DUNN, N.C. — Harnett County’s oldest African American cemetery has hundreds of unidentified graves. For more than a decade, people have been working to restore it and figure out who the graves belong to, and all of that work culminates this weekend with a monument dedication.


What You Need To Know

  • Wilkins Cemetery in Dunn is Harnett County’s oldest African American cemetery

  • The grounds were not kept up, so there are hundreds of unidentified and unmarked graves

  • Over the last 15 years, community members have cleaned up the cemetery and researched the graves

  • A new monument will be dedicated to honor those people who do not have grave markers

“The white crosses are here because we don't know who was buried there. We just know there's a body there and so people have donated those crosses,” Desi Campbell, the executive director of the Harnett County African American Center, said.

At one time, Wilkins Cemetery was the only place in Dunn where people of color could be buried. The grounds were neglected over the years and things fell into disrepair.

“This place was nothing but woods and they came out here and cleaned it up. And it took them about 15, 20 years,” Campbell said.

Campbell is one of community members helping to restore the cemetery.

The white crosses are generic markers on unidentified graves. (Spectrum News 1/Dwayne White)

“Unidentified African Americans, people that are probably in my family or the families that are here in Harnett County. And we just don't know that they're here unless somebody comes up and says, ‘Hey, this is where my family is buried,’” Campbell said. “But I just love history. I just love helping people find their genealogy, helping people find their family.”

Campbell learned that because the cemetery wasn’t maintained, hundreds of graves don’t have markers.

“My job was to actually catalog all these people and put them together and see if we can connect people that are out here with people that are living in Harnett County or living wherever,” Campbell said.

The unidentified graves could be missing puzzle pieces to a family’s story.

“As a genealogist of African American history, we cannot find a lot of grave markers of some of our ancestors. A grave marker is actually a piece of history,” Campbell said.

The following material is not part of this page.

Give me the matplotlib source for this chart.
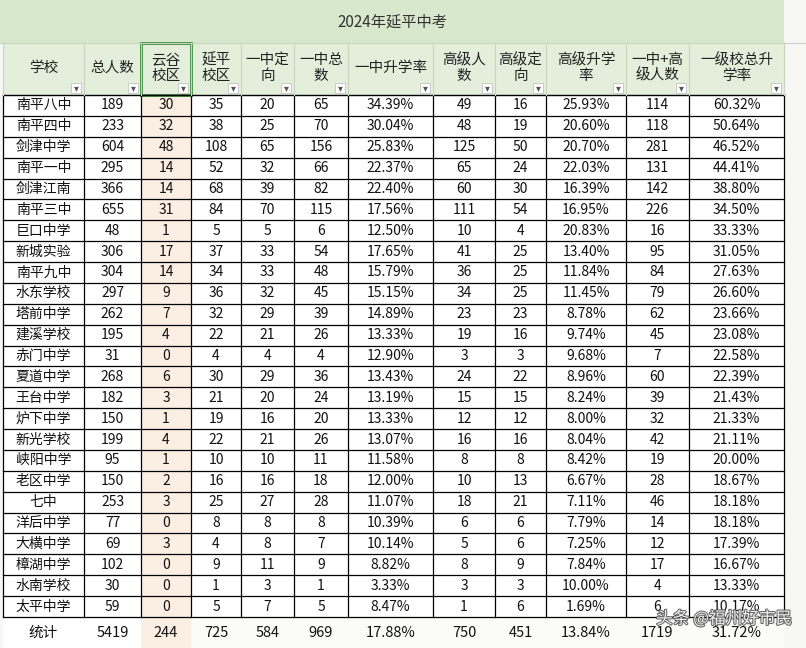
import matplotlib
matplotlib.use("Agg")
import matplotlib.pyplot as plt
import matplotlib.patheffects as pe
from matplotlib.patches import Rectangle

plt.rcParams['font.family'] = ['Noto Sans CJK SC']

title = "2024年延平中考"
headers = ["学校", "总人数", "云谷\n校区", "延平\n校区", "一中定\n向", "一中总\n数", "一中升学率",
           "高级人\n数", "高级定\n向", "高级升学\n率", "一中+高\n级人数", "一级校总升\n学率"]
schools = ["南平八中","南平四中","剑津中学","南平一中","剑津江南","南平三中","巨口中学","新城实验","南平九中",
           "水东学校","塔前中学","建溪学校","赤门中学","夏道中学","王台中学","炉下中学","新光学校","峡阳中学",
           "老区中学","七中","洋后中学","大横中学","樟湖中学","水南学校","太平中学"]
total = [189,233,604,295,366,655,48,306,304,297,262,195,31,268,182,150,199,95,150,253,77,69,102,30,59]
yungu = [30,32,48,14,14,31,1,17,14,9,7,4,0,6,3,1,4,1,2,3,0,3,0,0,0]
yanping = [35,38,108,52,68,84,5,37,34,36,32,22,4,30,21,19,22,10,16,25,8,4,9,1,5]
yz_dx = [20,25,65,32,39,70,5,33,33,32,29,21,4,29,20,16,21,10,16,27,8,8,11,3,7]
yz_total = [65,70,156,66,82,115,6,54,48,45,39,26,4,36,24,20,26,11,18,28,8,7,9,1,5]
yz_rate = ["34.39%","30.04%","25.83%","22.37%","22.40%","17.56%","12.50%","17.65%","15.79%","15.15%","14.89%",
           "13.33%","12.90%","13.43%","13.19%","13.33%","13.07%","11.58%","12.00%","11.07%","10.39%","10.14%",
           "8.82%","3.33%","8.47%"]
gj = [49,48,125,65,60,111,10,41,36,34,23,19,3,24,15,12,16,8,10,18,6,5,8,3,1]
gj_dx = [16,19,50,24,30,54,4,25,25,25,23,16,3,22,15,12,16,8,13,21,6,6,9,3,6]
gj_rate = ["25.93%","20.60%","20.70%","22.03%","16.39%","16.95%","20.83%","13.40%","11.84%","11.45%","8.78%",
           "9.74%","9.68%","8.96%","8.24%","8.00%","8.04%","8.42%","6.67%","7.11%","7.79%","7.25%","7.84%",
           "10.00%","1.69%"]
sum_n = [114,118,281,131,142,226,16,95,84,79,62,45,7,60,39,32,42,19,28,46,14,12,17,4,6]
all_rate = ["60.32%","50.64%","46.52%","44.41%","38.80%","34.50%","33.33%","31.05%","27.63%","26.60%","23.66%",
            "23.08%","22.58%","22.39%","21.43%","21.33%","21.11%","20.00%","18.67%","18.18%","18.18%","17.39%",
            "16.67%","13.33%","10.17%"]
totals_row = ["统计","5419","244","725","584","969","17.88%","750","451","13.84%","1719","31.72%"]

cols = [schools,total,yungu,yanping,yz_dx,yz_total,yz_rate,gj,gj_dx,gj_rate,sum_n,all_rate]
xb = [3,84,141,191,241,294,348,433,495,546,626,689,784]

fig = plt.figure(figsize=(8.06,6.48), dpi=100)
ax = fig.add_axes([0,0,1,1])
ax.set_xlim(0,806); ax.set_ylim(648,0); ax.axis('off')

ax.add_patch(Rectangle((0,0),806,648,fc='#f7f7f5',ec='none'))
ax.add_patch(Rectangle((0,0),784,43,fc='#d8e8cc',ec='none'))
ax.text(392,22,title,ha='center',va='center',fontsize=11,color='#333333')
ax.add_patch(Rectangle((3,43),781,52,fc='#e3eedb',ec='none'))
ax.add_patch(Rectangle((141,95),50,553,fc='#fbeee2',ec='none'))
ax.add_patch(Rectangle((3,95),138,553,fc='white',ec='none'))
ax.add_patch(Rectangle((191,95),593,522,fc='white',ec='none'))
ax.add_patch(Rectangle((191,617),593,31,fc='#fbfbfa',ec='none'))

for i,h in enumerate(headers):
    cx = (xb[i]+xb[i+1])/2
    ax.text(cx,68,h,ha='center',va='center',fontsize=10.5,color='#222222',linespacing=1.1)
    ax.add_patch(Rectangle((xb[i+1]-13,83),10,10,fc='white',ec='#bbbbbb',lw=0.5))
    ax.text(xb[i+1]-8,88.5,"▾",ha='center',va='center',fontsize=7,color='#555555',family='DejaVu Sans')

n = len(schools)
rh = 522/n
for r in range(n):
    y0 = 95 + r*rh
    for c in range(12):
        cx = (xb[c]+xb[c+1])/2
        ax.text(cx,y0+rh/2,str(cols[c][r]),ha='center',va='center',fontsize=10,color='#111111')
    ax.plot([3,784],[y0+rh,y0+rh],color='black',lw=0.9)
ax.plot([3,784],[95,95],color='black',lw=1)
for c in range(12):
    cx = (xb[c]+xb[c+1])/2
    ax.text(cx,633,totals_row[c],ha='center',va='center',fontsize=10.5,color='#111111')
for x in xb:
    ax.plot([x,x],[95,617],color='black',lw=0.9)
for x in xb:
    ax.plot([x,x],[43,95],color='#c8d3c0',lw=0.8)
ax.plot([0,806],[43,43],color='#c8d3c0',lw=0.8)
ax.add_patch(Rectangle((141,43),50,52,fc='none',ec='#3a8a3a',lw=2))
ax.text(792,619,"头条 @福州好市民",ha='right',va='center',fontsize=12,color='white',alpha=0.9,
        path_effects=[pe.withStroke(linewidth=1.5,foreground='#555555')])
fig.savefig("out.png",dpi=100)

Over the last three years, Campbell has helped raise about $3,000 for a new monument that will feature 19 people that are buried there, some of whom were slaves.

“We just randomly chose them. Most of the people that we chose, I tried to get most of the people were slaves. The other people were people that actually paid money to have their ancestor put on the monument. So some of those people were people that were born after 1900,” Campbell said.

It’s a way of saying these people, the lives they lived and their families matter. Campbell hopes that the progress they’ve made here is never lost again.

“This is remarkable. I mean, this is absolutely outstanding. We need to keep it going because if we don't, we're going to be back in the same situation we were when it first started. We don’t want to be in that situation,” Campbell said.

The monument dedication at Wilkins Cemetery in Dunn is planned for Sunday at 3 p.m.

Campbell is also working on creating a guide to the cemetery that will feature history and the names of people whose graves they’ve identified.